Supplied data:
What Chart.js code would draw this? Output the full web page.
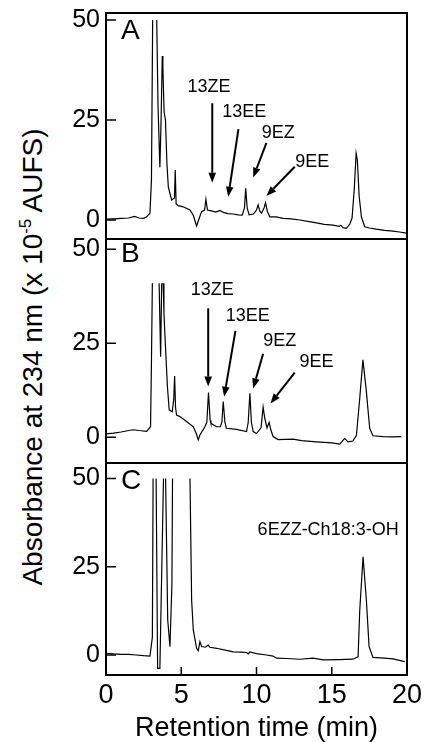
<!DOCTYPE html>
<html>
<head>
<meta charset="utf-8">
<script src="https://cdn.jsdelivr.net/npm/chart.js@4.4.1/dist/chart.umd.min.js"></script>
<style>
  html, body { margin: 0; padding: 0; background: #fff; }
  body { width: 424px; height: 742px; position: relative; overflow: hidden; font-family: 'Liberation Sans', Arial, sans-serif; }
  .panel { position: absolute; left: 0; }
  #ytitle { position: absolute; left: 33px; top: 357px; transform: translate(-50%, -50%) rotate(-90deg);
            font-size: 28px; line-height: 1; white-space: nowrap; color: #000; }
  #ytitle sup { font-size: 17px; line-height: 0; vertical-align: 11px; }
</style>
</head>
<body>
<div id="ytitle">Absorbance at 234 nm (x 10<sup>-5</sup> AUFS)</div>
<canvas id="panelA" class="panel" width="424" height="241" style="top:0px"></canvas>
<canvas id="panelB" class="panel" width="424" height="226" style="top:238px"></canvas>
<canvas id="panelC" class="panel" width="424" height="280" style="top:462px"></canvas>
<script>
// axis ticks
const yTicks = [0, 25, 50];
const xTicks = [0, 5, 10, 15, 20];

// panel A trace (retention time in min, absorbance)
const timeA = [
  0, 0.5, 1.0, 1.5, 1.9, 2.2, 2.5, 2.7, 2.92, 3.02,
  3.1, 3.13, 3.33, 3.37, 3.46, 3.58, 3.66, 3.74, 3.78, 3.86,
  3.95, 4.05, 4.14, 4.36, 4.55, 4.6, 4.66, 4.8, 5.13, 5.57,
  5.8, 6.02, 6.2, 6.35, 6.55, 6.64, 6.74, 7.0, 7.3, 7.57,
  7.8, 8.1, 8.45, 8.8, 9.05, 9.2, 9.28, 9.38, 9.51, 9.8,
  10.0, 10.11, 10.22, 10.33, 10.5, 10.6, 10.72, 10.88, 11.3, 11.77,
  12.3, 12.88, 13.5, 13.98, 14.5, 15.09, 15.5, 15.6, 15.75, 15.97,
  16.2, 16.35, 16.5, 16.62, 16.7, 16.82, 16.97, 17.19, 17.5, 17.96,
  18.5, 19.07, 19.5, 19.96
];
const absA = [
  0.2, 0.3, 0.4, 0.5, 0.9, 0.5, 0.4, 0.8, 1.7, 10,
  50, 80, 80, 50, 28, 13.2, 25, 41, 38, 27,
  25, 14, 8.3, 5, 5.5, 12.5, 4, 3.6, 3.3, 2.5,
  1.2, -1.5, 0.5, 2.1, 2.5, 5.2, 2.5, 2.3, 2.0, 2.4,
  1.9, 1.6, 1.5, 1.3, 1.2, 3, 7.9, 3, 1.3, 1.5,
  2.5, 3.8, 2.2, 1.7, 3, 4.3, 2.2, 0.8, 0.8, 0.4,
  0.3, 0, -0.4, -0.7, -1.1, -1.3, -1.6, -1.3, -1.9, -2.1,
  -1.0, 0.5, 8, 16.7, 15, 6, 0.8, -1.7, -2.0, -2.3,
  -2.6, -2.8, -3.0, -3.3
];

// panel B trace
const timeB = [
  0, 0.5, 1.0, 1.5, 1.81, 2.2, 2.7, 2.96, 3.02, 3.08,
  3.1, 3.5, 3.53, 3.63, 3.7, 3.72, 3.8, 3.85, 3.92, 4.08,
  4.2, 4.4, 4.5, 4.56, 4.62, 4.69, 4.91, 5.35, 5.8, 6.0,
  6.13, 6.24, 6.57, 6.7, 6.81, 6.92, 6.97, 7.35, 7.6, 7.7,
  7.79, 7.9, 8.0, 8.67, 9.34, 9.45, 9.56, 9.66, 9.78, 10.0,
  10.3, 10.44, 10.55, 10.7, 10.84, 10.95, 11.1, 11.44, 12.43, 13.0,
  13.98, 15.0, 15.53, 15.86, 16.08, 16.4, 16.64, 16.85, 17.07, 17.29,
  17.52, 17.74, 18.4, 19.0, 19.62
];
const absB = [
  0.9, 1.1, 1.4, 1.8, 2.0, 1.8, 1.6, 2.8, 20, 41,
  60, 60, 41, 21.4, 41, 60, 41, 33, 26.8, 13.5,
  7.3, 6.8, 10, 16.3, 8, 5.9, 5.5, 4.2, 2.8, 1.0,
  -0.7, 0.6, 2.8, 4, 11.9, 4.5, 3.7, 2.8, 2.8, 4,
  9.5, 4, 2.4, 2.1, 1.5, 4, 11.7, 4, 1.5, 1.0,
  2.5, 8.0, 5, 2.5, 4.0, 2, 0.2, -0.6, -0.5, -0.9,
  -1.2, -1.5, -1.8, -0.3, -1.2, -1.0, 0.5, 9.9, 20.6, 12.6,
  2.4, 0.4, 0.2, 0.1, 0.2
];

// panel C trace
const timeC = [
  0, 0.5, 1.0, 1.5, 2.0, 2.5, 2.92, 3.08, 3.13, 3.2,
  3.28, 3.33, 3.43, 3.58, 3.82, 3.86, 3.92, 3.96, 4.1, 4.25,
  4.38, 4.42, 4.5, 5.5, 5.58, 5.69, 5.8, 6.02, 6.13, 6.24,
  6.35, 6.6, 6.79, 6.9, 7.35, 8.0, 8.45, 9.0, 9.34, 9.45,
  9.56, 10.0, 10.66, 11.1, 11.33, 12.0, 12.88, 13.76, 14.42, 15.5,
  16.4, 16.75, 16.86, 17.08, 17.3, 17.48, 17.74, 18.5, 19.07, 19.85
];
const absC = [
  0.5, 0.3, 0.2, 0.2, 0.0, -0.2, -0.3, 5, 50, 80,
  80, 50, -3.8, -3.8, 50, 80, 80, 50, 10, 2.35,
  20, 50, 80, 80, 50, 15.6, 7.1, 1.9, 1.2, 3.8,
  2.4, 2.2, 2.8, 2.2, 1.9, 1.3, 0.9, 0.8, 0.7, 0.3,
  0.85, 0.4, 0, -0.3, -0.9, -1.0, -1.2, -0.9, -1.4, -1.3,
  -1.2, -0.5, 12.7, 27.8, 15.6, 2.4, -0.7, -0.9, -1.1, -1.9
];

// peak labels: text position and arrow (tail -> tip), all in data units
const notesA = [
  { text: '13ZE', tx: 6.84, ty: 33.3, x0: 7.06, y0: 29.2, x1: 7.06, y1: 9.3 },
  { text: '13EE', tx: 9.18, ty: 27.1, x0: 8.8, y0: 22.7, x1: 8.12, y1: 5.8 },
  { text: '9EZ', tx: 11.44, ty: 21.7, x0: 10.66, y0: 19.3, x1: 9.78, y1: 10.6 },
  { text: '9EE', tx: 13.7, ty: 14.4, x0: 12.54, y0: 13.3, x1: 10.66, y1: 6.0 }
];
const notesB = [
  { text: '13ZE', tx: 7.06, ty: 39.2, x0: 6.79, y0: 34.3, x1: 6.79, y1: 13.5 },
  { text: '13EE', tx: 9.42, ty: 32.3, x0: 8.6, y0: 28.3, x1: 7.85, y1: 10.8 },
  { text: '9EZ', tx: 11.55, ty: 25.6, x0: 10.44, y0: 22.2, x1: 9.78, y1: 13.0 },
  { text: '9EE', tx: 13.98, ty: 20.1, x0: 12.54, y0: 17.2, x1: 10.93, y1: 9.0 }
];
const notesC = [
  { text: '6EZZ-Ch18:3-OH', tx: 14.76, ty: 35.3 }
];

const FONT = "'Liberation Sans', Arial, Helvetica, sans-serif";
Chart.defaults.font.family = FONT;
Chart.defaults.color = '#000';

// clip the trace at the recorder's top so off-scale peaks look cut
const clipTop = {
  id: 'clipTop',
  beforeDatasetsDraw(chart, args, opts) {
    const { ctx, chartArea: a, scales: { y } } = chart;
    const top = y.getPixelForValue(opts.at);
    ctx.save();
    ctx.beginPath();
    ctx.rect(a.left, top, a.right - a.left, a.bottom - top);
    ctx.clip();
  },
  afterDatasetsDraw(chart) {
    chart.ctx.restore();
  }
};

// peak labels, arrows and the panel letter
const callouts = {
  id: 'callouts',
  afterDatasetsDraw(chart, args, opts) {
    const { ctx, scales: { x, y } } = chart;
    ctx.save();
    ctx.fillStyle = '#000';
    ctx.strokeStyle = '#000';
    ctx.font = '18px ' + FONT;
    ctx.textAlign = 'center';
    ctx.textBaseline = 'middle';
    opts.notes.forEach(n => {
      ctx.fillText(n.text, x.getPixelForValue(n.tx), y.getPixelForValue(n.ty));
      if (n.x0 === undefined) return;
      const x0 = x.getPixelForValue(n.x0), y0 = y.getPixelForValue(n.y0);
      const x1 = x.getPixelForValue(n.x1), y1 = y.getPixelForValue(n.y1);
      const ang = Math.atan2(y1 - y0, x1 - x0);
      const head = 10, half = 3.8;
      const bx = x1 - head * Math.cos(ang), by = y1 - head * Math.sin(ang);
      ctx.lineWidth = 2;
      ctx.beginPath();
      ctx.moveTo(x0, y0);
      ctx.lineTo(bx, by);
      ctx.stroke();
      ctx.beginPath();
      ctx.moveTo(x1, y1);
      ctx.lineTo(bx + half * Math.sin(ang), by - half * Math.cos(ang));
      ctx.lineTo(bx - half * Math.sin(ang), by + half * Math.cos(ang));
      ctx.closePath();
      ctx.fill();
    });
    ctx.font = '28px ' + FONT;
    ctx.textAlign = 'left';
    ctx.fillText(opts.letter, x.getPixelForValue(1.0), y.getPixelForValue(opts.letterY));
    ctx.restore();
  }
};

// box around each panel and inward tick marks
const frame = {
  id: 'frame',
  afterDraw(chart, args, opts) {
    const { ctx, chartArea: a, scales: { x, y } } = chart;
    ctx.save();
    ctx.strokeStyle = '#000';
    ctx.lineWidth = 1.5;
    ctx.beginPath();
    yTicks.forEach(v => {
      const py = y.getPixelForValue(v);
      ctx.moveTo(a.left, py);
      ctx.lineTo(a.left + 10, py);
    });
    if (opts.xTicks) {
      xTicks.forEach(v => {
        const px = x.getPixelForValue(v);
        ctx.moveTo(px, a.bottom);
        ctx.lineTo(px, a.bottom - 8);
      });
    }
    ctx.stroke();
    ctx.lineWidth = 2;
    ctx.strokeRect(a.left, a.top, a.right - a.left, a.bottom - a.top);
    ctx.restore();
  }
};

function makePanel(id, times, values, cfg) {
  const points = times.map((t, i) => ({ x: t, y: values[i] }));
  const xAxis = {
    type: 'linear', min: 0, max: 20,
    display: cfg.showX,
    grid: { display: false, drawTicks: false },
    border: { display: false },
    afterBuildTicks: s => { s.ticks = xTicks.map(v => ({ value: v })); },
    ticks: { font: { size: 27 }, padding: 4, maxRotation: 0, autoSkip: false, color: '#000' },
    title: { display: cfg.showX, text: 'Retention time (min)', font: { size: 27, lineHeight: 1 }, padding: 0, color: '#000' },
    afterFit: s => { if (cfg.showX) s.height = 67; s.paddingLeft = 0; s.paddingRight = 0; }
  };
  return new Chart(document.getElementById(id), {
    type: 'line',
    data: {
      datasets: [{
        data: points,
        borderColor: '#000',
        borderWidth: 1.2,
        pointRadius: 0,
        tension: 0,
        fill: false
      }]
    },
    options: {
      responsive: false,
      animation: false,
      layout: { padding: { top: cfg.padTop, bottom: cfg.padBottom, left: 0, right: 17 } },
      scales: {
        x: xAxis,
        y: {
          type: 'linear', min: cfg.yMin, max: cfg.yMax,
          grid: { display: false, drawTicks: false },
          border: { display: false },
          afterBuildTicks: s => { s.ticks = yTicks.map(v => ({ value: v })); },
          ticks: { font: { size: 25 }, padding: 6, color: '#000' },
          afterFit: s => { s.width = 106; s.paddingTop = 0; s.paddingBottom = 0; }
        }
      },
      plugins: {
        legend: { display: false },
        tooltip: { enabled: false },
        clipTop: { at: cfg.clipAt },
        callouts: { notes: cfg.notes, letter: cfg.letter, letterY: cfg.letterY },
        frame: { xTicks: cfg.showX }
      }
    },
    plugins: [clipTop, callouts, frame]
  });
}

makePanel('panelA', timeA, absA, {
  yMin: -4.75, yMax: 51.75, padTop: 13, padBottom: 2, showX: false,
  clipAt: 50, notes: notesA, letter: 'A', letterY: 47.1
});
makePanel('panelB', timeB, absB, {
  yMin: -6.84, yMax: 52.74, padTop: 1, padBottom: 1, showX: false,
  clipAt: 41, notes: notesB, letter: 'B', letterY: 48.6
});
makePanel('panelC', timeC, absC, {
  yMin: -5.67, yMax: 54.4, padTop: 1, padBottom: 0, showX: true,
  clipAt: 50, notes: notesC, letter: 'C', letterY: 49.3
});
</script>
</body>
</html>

Given request: Please take the lines from the beginning of the data above through the line holding "const xTicks = [0, 5, 10, 15, 20];" and transcribe them exactly, without any pictures.

Result for this task:
What Chart.js code would draw this? Output the full web page.
<!DOCTYPE html>
<html>
<head>
<meta charset="utf-8">
<script src="https://cdn.jsdelivr.net/npm/chart.js@4.4.1/dist/chart.umd.min.js"></script>
<style>
  html, body { margin: 0; padding: 0; background: #fff; }
  body { width: 424px; height: 742px; position: relative; overflow: hidden; font-family: 'Liberation Sans', Arial, sans-serif; }
  .panel { position: absolute; left: 0; }
  #ytitle { position: absolute; left: 33px; top: 357px; transform: translate(-50%, -50%) rotate(-90deg);
            font-size: 28px; line-height: 1; white-space: nowrap; color: #000; }
  #ytitle sup { font-size: 17px; line-height: 0; vertical-align: 11px; }
</style>
</head>
<body>
<div id="ytitle">Absorbance at 234 nm (x 10<sup>-5</sup> AUFS)</div>
<canvas id="panelA" class="panel" width="424" height="241" style="top:0px"></canvas>
<canvas id="panelB" class="panel" width="424" height="226" style="top:238px"></canvas>
<canvas id="panelC" class="panel" width="424" height="280" style="top:462px"></canvas>
<script>
// axis ticks
const yTicks = [0, 25, 50];
const xTicks = [0, 5, 10, 15, 20];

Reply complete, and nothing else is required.